By the way, we have had this TX rejection list configuration file for a while, but we have also added a similar mechanism for certificates as a follow-up mitigation measure for the "validator infinite loop" vulnerability you previously reported. With this mechanism, we will have greater flexibility in dealing with such attacks: we will use the certificate rejection list configuration to make the validator forget bad certificates (breaking the infinite loop), and use the TX rejection list configuration to prevent releases/upgrades, thereby preventing the creation of new malicious attack transactions. Thank you for making us think about this issue!
Validators have a limited number of "ticks" (different from gas) for bytecode validation before signing transactions. If all bytecode included in a transaction cannot be validated within this number of ticks, the validator will reject signing the transaction to prevent its execution on the network. Previously, this metering only applied to a set of selected complex validators. To address this issue, we have extended metering to each validator to ensure that the work performed by the validator during each tick of validation is constrained. We also fixed a potential infinite loop error in ID leakage validators.
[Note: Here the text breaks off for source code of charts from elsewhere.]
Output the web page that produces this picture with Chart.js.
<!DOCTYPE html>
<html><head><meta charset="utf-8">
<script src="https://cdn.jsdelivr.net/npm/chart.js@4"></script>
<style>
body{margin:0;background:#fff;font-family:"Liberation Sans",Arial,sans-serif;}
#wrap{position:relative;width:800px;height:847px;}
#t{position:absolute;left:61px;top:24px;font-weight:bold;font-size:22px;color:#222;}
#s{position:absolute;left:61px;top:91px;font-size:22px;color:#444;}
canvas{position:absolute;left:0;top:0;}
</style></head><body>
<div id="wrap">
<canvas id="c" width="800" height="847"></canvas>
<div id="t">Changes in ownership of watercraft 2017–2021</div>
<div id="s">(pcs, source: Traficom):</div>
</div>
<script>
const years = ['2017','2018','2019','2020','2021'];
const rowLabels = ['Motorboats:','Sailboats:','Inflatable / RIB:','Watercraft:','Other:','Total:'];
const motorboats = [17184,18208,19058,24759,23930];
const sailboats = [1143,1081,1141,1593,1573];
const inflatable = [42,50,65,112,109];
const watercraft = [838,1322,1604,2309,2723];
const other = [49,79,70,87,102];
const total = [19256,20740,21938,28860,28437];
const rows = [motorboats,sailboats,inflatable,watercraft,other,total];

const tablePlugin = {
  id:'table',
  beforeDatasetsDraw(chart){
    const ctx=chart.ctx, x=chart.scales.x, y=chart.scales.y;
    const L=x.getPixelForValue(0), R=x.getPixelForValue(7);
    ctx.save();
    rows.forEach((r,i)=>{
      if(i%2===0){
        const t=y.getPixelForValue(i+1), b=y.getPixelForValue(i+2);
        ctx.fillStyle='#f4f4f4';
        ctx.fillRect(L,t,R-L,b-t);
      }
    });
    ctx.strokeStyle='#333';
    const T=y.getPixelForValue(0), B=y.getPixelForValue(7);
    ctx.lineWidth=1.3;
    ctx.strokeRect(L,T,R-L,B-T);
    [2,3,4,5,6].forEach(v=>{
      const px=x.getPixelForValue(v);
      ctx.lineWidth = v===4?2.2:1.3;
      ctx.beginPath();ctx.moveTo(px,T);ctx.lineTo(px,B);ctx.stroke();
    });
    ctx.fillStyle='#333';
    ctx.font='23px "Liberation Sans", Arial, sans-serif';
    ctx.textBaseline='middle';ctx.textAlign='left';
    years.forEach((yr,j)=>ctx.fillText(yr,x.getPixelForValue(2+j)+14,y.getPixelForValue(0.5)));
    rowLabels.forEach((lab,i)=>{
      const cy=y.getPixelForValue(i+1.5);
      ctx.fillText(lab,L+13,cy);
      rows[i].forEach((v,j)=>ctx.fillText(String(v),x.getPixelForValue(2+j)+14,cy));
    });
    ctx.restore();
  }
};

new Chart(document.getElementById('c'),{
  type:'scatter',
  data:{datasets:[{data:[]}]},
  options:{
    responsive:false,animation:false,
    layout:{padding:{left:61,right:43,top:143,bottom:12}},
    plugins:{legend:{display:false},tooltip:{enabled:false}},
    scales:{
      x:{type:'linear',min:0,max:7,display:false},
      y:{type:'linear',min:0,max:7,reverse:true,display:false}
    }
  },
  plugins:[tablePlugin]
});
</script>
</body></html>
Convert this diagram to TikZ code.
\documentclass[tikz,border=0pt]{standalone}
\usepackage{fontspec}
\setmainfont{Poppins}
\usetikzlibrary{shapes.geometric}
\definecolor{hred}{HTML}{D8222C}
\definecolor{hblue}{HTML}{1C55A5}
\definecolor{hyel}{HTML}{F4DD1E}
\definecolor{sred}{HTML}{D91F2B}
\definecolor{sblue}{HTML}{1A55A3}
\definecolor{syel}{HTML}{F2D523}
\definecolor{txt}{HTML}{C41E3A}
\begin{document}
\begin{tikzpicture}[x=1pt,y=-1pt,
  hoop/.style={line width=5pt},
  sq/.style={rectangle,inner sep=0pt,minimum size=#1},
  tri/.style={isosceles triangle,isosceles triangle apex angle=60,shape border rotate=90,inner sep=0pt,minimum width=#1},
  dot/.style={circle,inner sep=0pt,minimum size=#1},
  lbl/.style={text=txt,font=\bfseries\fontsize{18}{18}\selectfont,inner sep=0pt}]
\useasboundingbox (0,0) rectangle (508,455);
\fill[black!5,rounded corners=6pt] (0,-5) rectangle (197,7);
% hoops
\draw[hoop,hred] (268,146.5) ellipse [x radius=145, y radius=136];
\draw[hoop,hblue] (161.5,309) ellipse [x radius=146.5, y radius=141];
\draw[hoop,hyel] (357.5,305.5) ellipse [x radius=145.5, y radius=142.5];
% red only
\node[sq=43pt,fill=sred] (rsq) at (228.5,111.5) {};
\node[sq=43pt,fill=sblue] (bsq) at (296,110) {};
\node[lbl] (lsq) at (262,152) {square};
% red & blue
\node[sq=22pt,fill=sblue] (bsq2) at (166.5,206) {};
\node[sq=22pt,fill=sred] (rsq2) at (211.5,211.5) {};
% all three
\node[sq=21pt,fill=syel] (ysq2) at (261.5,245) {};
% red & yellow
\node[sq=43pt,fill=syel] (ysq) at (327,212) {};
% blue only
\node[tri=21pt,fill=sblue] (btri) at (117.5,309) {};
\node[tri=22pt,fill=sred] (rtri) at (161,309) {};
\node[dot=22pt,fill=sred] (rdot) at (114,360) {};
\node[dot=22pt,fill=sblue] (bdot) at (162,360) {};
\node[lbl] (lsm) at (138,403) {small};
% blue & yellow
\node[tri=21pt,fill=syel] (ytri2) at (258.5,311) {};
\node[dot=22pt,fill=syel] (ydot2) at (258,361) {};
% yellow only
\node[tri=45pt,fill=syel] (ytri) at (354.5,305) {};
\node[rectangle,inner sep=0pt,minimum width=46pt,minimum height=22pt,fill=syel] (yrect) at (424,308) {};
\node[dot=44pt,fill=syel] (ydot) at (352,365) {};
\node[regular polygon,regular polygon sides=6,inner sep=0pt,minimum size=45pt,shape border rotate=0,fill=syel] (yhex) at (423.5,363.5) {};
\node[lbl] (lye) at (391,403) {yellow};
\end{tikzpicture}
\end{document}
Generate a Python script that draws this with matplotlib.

—From Sui developers' explanation of bug fixes
In conclusion, the Denylist allows validators to temporarily mitigate vulnerabilities in their validators by disabling the release or upgrade process and effectively prevent potential damage from certain malicious transactions. When the mitigation measures of Denylist come into effect, nodes sacrifice their own release/update contract functionality to ensure they can continue working.
Summary
In this article, we share the technical details of the "Hamster Wheel" attack discovered by the CertiK Skyfall team, explaining how this new attack leverages critical vulnerabilities to completely shut down the Sui network. Additionally, we have closely examined Sui's timely response to fix this critical issue and shared methods for vulnerability patching and subsequent mitigation of similar vulnerabilities.